Recientemente falleció el compositor Henry Brant. A decir verdad, no lo conocía, pero me sorprendió el impacto que tuvo en sitios que consulto más o menos habitualmente. Así que decidí mirar en el libro de Kyle Gann sobre compositores norteamericanos del siglo XX, ese que parecía tan caro y que se rentabiliza tan pronto, y allí estaba.

El problema de Brant es que su música tendía naturalmente hacia una complejidad mayor, multiplicando las distintas líneas melódicas en contrapunto, los ritmos, los instrumentos, los estilos musicales dentro de la composición, etc. pero se encontraba que al hacer esto se superponían los sonidos y no podían escucharse todos sus matices. La solución la encontró estudiando una pieza de Charles Ives. Ya saben que Ives tuvo una revelación a principios del pasado siglo mientras veía el paso de bandas de música en su ciudad local y como las distintas canciones de las formaciones, colisionaban, convivían, se aproximaban o se alejaban, y que fue algo que exploró en su música llevando a composiciones con distintos grupos orquestales tocando dentro de la misma pieza. De este modo redistribuyendo el conjunto instrumental a lo largo del espacio donde actuaría, el oyente puede captar la música al estar envuelto por ella y no simplemente escuchando una fuente sonora proveniente de un simple lugar. A esto lo llamaron “spatial music” o “antiphonal music” (la definición del compositor).

Lo que me llamó particularmente la atención fue la necesidad de querer innovar y crear sonidos que nunca se habían escuchado. Cuando una pieza que se interpretaba en dos plazas y distintos balcones de una ciudad se fue al garete por la climatología y el ruido del tráfico en vez de desilusionarse, comenzó a pensar en cual sería la escala necesaria de volumen para sobreponerse a dicho inconveniente.


La pieza que descrita sobre el papel capturó mi imaginación era una, relativamente más modesta, Orbits, compuesta para ochenta trombones, órgano y soprano. Los trombones no son necesariamente los habituales e incluyen el soprano, alto y contrabajo, para alcanzar el mayor rango posible de notas. Si no recuerdo mal un piano tiene 88 notas, así que pueden imaginarse lo que debe ser un acorde de 80 notas, aunque el sonido no es el que se obtendría tocando ochenta notas en un piano, porque las notas están dividas en cuartos de tono. La música es bastante arisca y está muy centrada en explorar la espectacular sonoridad conseguida. Si se preguntan escuchándola donde está la voz, es un pitido que podrán escuchar en uno de las partes donde suena el órgano. En las notas del disco, aparte de mencionar el problema que fue conseguir a ochenta personas que tocaran el trombón, se le mencionaba la posibilidad que su música tendría de pasar al repertorio habitual de la orquesta algo que el dudaba sucediera y seguramente el estreno y la grabación sería la única manera de poder escucharlas. De hecho esa es la razón por la que no fuera tan conocido como otros de sus compañeros de generación como Lou Harrison, Conlon Nancarrow o Harry Partch.

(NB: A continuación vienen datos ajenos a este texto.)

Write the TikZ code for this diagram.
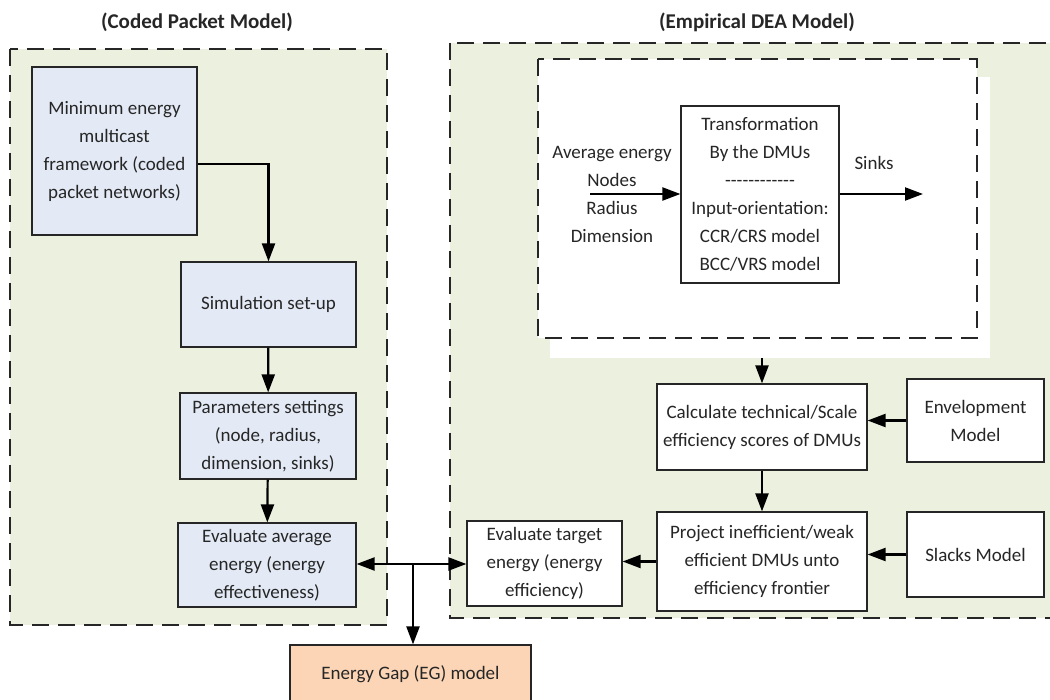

Ya que admitimos cosas que no hemos escuchado, el nombre de John Luther Adams me resulta conocido, aunque sea por este libro. De hecho, leyendo me ha dado cuenta de que me confundía y en realidad pensaba que era William Duckworth, otro compositor contemporáneo. Eso sí, tras leer este tremendo artículo en el New Yorker, creo que voy a enmendar el error.